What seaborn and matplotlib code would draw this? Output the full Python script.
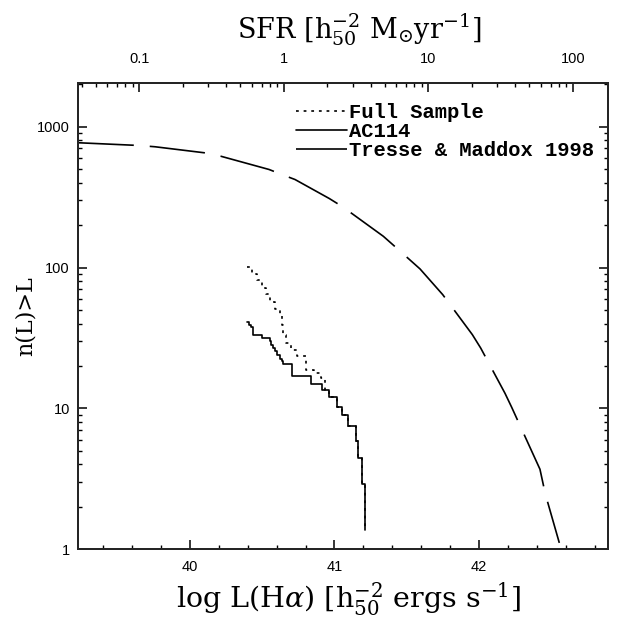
import numpy as np
import pandas as pd
import matplotlib
matplotlib.use("Agg")
import matplotlib.pyplot as plt
import seaborn as sns
from matplotlib.ticker import LogLocator, FixedLocator, FuncFormatter, MultipleLocator, NullFormatter

# ---------------- data ----------------
# AC114 cumulative counts (step function, steps-post)
ac114_logL = [40.397, 40.410, 40.421, 40.436, 40.498, 40.554, 40.562, 40.577, 40.586,
              40.600, 40.623, 40.637, 40.646, 40.706, 40.837, 40.916, 40.960, 41.015,
              41.050, 41.096, 41.149, 41.163, 41.188, 41.211]
ac114_n = [40.8, 39.3, 37.8, 33.4, 31.6, 29.9, 28.4, 26.9, 25.4, 24.0, 22.6, 21.6,
           20.6, 16.9, 14.96, 13.56, 12.0, 10.3, 9.0, 7.44, 5.9, 4.43, 2.9, 1.37]

# Full sample cumulative counts (step function, steps-post)
full_logL = [40.397, 40.427, 40.461, 40.496, 40.526, 40.554, 40.588, 40.623, 40.634,
             40.646, 40.664, 40.699, 40.738, 40.803, 40.858, 40.905, 40.935, 40.960,
             41.015, 41.050, 41.096, 41.149, 41.163, 41.188, 41.211]
full_n = [101, 90.5, 81.1, 71.6, 64.9, 56.6, 50.8, 45.5, 39.3, 33.4, 29.1, 25.8, 23.4,
          18.8, 17.8, 16.4, 13.56, 12.0, 10.3, 9.0, 7.44, 5.9, 4.43, 2.9, 1.37]

# Tresse & Maddox 1998 cumulative function
tm_logL = [39.227, 39.642, 39.758, 40.099, 40.212, 40.547, 40.653, 40.727, 40.964,
           41.057, 41.338, 41.421, 41.592, 41.749, 41.954, 42.012, 42.180, 42.226,
           42.422, 42.459, 42.556]
tm_n = [768.5, 735.3, 719.7, 652.3, 617.0, 496.5, 450.1, 421.3, 308.9, 269.5, 166.6,
        140.1, 97.7, 64.2, 33.4, 26.8, 12.8, 10.2, 3.70, 2.47, 1.11]

labels = ["Full Sample", "AC114", "Tresse & Maddox 1998"]
x_ticks = [40, 41, 42]
y_ticks = [1, 10, 100, 1000]
sfr_ticks = [0.1, 1, 10, 100]
sfr_zero = 40.65  # log L at SFR = 1

xlim = (39.227, 42.895)
ylim = (1, 2050)

# ---------------- style ----------------
sns.set_theme(style="ticks")
plt.rcParams["font.family"] = ["Liberation Sans", "DejaVu Sans"]
plt.rcParams["mathtext.fontset"] = "dejavuserif"
plt.rcParams["lines.scale_dashes"] = False

fig = plt.figure(figsize=(6.17, 6.21), dpi=100)
ax = fig.add_axes([0.1269, 0.1155, 0.9859 - 0.1269, 0.8668 - 0.1155])

df_full = pd.DataFrame({"logL": full_logL, "n": full_n})
df_ac = pd.DataFrame({"logL": ac114_logL, "n": ac114_n})
df_tm = pd.DataFrame({"logL": tm_logL, "n": tm_n})

sns.lineplot(data=df_full, x="logL", y="n", ax=ax, estimator=None, sort=False,
             drawstyle="steps-post", color="black", lw=1.2,
             linestyle=(0, (2.0, 3.5)), label=labels[0])
sns.lineplot(data=df_ac, x="logL", y="n", ax=ax, estimator=None, sort=False,
             drawstyle="steps-post", color="black", lw=1.2, label=labels[1])
sns.lineplot(data=df_tm, x="logL", y="n", ax=ax, estimator=None, sort=False,
             color="black", lw=1.2, linestyle=(0, (40, 11.5)), label=labels[2])

ax.set_yscale("log")
ax.set_xlim(*xlim)
ax.set_ylim(*ylim)

for s in ax.spines.values():
    s.set_linewidth(1.4)
    s.set_color("black")
    s.set_visible(True)

ax.xaxis.set_major_locator(FixedLocator(x_ticks))
ax.xaxis.set_minor_locator(MultipleLocator(0.2))
ax.xaxis.set_major_formatter(FuncFormatter(lambda v, p: f"{v:g}"))
ax.yaxis.set_major_locator(FixedLocator(y_ticks))
ax.yaxis.set_minor_locator(LogLocator(base=10, subs=np.arange(2, 10)))
ax.yaxis.set_major_formatter(FuncFormatter(lambda v, p: f"{v:g}"))
ax.yaxis.set_minor_formatter(NullFormatter())

ax.tick_params(which="both", direction="in", top=False, right=True, color="black",
               labelsize=10.5, labelcolor="black")
ax.tick_params(which="major", length=6.7, width=1.1)
ax.tick_params(which="minor", length=3.1, width=1.0)
ax.tick_params(axis="x", which="major", pad=8)
ax.tick_params(axis="y", which="major", pad=6)

# top axis: SFR
ax2 = ax.twiny()
ax2.set_xscale("log")
ax2.set_xlim(10 ** (xlim[0] - sfr_zero), 10 ** (xlim[1] - sfr_zero))
ax2.xaxis.set_major_locator(FixedLocator(sfr_ticks))
ax2.xaxis.set_minor_locator(LogLocator(base=10, subs=np.arange(2, 10)))
ax2.xaxis.set_major_formatter(FuncFormatter(lambda v, p: f"{v:g}"))
ax2.xaxis.set_minor_formatter(NullFormatter())
ax2.tick_params(which="both", direction="in", color="black", labelsize=10.5,
                labelcolor="black")
ax2.tick_params(which="major", length=6.7, width=1.1, pad=12)
ax2.tick_params(which="minor", length=3.1, width=1.0)
for s in ax2.spines.values():
    s.set_linewidth(1.4)

serif = ["DejaVu Serif"]
ax.set_xlabel(r"log L(H$\alpha$) [h$_{50}^{-2}$ ergs s$^{-1}$]",
              fontsize=20.5, family=serif, labelpad=4, color="black")
ax.xaxis.label.set_x(0.51)
ax.set_ylabel("n(L)>L", fontsize=16, family=serif, color="black")
ax.yaxis.set_label_coords(-0.078, 0.5)
ax2.set_xlabel(r"SFR [h$_{50}^{-2}$ M$_{\odot}$yr$^{-1}$]",
               fontsize=19.5, family=serif, labelpad=10, color="black")
ax2.xaxis.label.set_x(0.53)

leg = ax.legend(loc="upper left", bbox_to_anchor=(0.410, 0.957), frameon=False,
                prop={"family": "Liberation Mono", "size": 14.8, "weight": "bold"},
                handlelength=2.5, handletextpad=0.1, labelspacing=0.0,
                borderaxespad=0, borderpad=0)
for t in leg.get_texts():
    t.set_color("black")

fig.savefig("out.png", dpi=100)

> _Description of the task_:
Using the material above, set down every line exactly, but skip the pictures.

> _Output below_:
What seaborn and matplotlib code would draw this? Output the full Python script.
import numpy as np
import pandas as pd
import matplotlib
matplotlib.use("Agg")
import matplotlib.pyplot as plt
import seaborn as sns
from matplotlib.ticker import LogLocator, FixedLocator, FuncFormatter, MultipleLocator, NullFormatter

# ---------------- data ----------------
# AC114 cumulative counts (step function, steps-post)
ac114_logL = [40.397, 40.410, 40.421, 40.436, 40.498, 40.554, 40.562, 40.577, 40.586,
              40.600, 40.623, 40.637, 40.646, 40.706, 40.837, 40.916, 40.960, 41.015,
              41.050, 41.096, 41.149, 41.163, 41.188, 41.211]
ac114_n = [40.8, 39.3, 37.8, 33.4, 31.6, 29.9, 28.4, 26.9, 25.4, 24.0, 22.6, 21.6,
           20.6, 16.9, 14.96, 13.56, 12.0, 10.3, 9.0, 7.44, 5.9, 4.43, 2.9, 1.37]

# Full sample cumulative counts (step function, steps-post)
full_logL = [40.397, 40.427, 40.461, 40.496, 40.526, 40.554, 40.588, 40.623, 40.634,
             40.646, 40.664, 40.699, 40.738, 40.803, 40.858, 40.905, 40.935, 40.960,
             41.015, 41.050, 41.096, 41.149, 41.163, 41.188, 41.211]
full_n = [101, 90.5, 81.1, 71.6, 64.9, 56.6, 50.8, 45.5, 39.3, 33.4, 29.1, 25.8, 23.4,
          18.8, 17.8, 16.4, 13.56, 12.0, 10.3, 9.0, 7.44, 5.9, 4.43, 2.9, 1.37]

# Tresse & Maddox 1998 cumulative function
tm_logL = [39.227, 39.642, 39.758, 40.099, 40.212, 40.547, 40.653, 40.727, 40.964,
           41.057, 41.338, 41.421, 41.592, 41.749, 41.954, 42.012, 42.180, 42.226,
           42.422, 42.459, 42.556]
tm_n = [768.5, 735.3, 719.7, 652.3, 617.0, 496.5, 450.1, 421.3, 308.9, 269.5, 166.6,
        140.1, 97.7, 64.2, 33.4, 26.8, 12.8, 10.2, 3.70, 2.47, 1.11]

labels = ["Full Sample", "AC114", "Tresse & Maddox 1998"]
x_ticks = [40, 41, 42]
y_ticks = [1, 10, 100, 1000]
sfr_ticks = [0.1, 1, 10, 100]
sfr_zero = 40.65  # log L at SFR = 1

xlim = (39.227, 42.895)
ylim = (1, 2050)

# ---------------- style ----------------
sns.set_theme(style="ticks")
plt.rcParams["font.family"] = ["Liberation Sans", "DejaVu Sans"]
plt.rcParams["mathtext.fontset"] = "dejavuserif"
plt.rcParams["lines.scale_dashes"] = False

fig = plt.figure(figsize=(6.17, 6.21), dpi=100)
ax = fig.add_axes([0.1269, 0.1155, 0.9859 - 0.1269, 0.8668 - 0.1155])

df_full = pd.DataFrame({"logL": full_logL, "n": full_n})
df_ac = pd.DataFrame({"logL": ac114_logL, "n": ac114_n})
df_tm = pd.DataFrame({"logL": tm_logL, "n": tm_n})

sns.lineplot(data=df_full, x="logL", y="n", ax=ax, estimator=None, sort=False,
             drawstyle="steps-post", color="black", lw=1.2,
             linestyle=(0, (2.0, 3.5)), label=labels[0])
sns.lineplot(data=df_ac, x="logL", y="n", ax=ax, estimator=None, sort=False,
             drawstyle="steps-post", color="black", lw=1.2, label=labels[1])
sns.lineplot(data=df_tm, x="logL", y="n", ax=ax, estimator=None, sort=False,
             color="black", lw=1.2, linestyle=(0, (40, 11.5)), label=labels[2])

ax.set_yscale("log")
ax.set_xlim(*xlim)
ax.set_ylim(*ylim)

for s in ax.spines.values():
    s.set_linewidth(1.4)
    s.set_color("black")
    s.set_visible(True)

ax.xaxis.set_major_locator(FixedLocator(x_ticks))
ax.xaxis.set_minor_locator(MultipleLocator(0.2))
ax.xaxis.set_major_formatter(FuncFormatter(lambda v, p: f"{v:g}"))
ax.yaxis.set_major_locator(FixedLocator(y_ticks))
ax.yaxis.set_minor_locator(LogLocator(base=10, subs=np.arange(2, 10)))
ax.yaxis.set_major_formatter(FuncFormatter(lambda v, p: f"{v:g}"))
ax.yaxis.set_minor_formatter(NullFormatter())

ax.tick_params(which="both", direction="in", top=False, right=True, color="black",
               labelsize=10.5, labelcolor="black")
ax.tick_params(which="major", length=6.7, width=1.1)
ax.tick_params(which="minor", length=3.1, width=1.0)
ax.tick_params(axis="x", which="major", pad=8)
ax.tick_params(axis="y", which="major", pad=6)

# top axis: SFR
ax2 = ax.twiny()
ax2.set_xscale("log")
ax2.set_xlim(10 ** (xlim[0] - sfr_zero), 10 ** (xlim[1] - sfr_zero))
ax2.xaxis.set_major_locator(FixedLocator(sfr_ticks))
ax2.xaxis.set_minor_locator(LogLocator(base=10, subs=np.arange(2, 10)))
ax2.xaxis.set_major_formatter(FuncFormatter(lambda v, p: f"{v:g}"))
ax2.xaxis.set_minor_formatter(NullFormatter())
ax2.tick_params(which="both", direction="in", color="black", labelsize=10.5,
                labelcolor="black")
ax2.tick_params(which="major", length=6.7, width=1.1, pad=12)
ax2.tick_params(which="minor", length=3.1, width=1.0)
for s in ax2.spines.values():
    s.set_linewidth(1.4)

serif = ["DejaVu Serif"]
ax.set_xlabel(r"log L(H$\alpha$) [h$_{50}^{-2}$ ergs s$^{-1}$]",
              fontsize=20.5, family=serif, labelpad=4, color="black")
ax.xaxis.label.set_x(0.51)
ax.set_ylabel("n(L)>L", fontsize=16, family=serif, color="black")
ax.yaxis.set_label_coords(-0.078, 0.5)
ax2.set_xlabel(r"SFR [h$_{50}^{-2}$ M$_{\odot}$yr$^{-1}$]",
               fontsize=19.5, family=serif, labelpad=10, color="black")
ax2.xaxis.label.set_x(0.53)

leg = ax.legend(loc="upper left", bbox_to_anchor=(0.410, 0.957), frameon=False,
                prop={"family": "Liberation Mono", "size": 14.8, "weight": "bold"},
                handlelength=2.5, handletextpad=0.1, labelspacing=0.0,
                borderaxespad=0, borderpad=0)
for t in leg.get_texts():
    t.set_color("black")

fig.savefig("out.png", dpi=100)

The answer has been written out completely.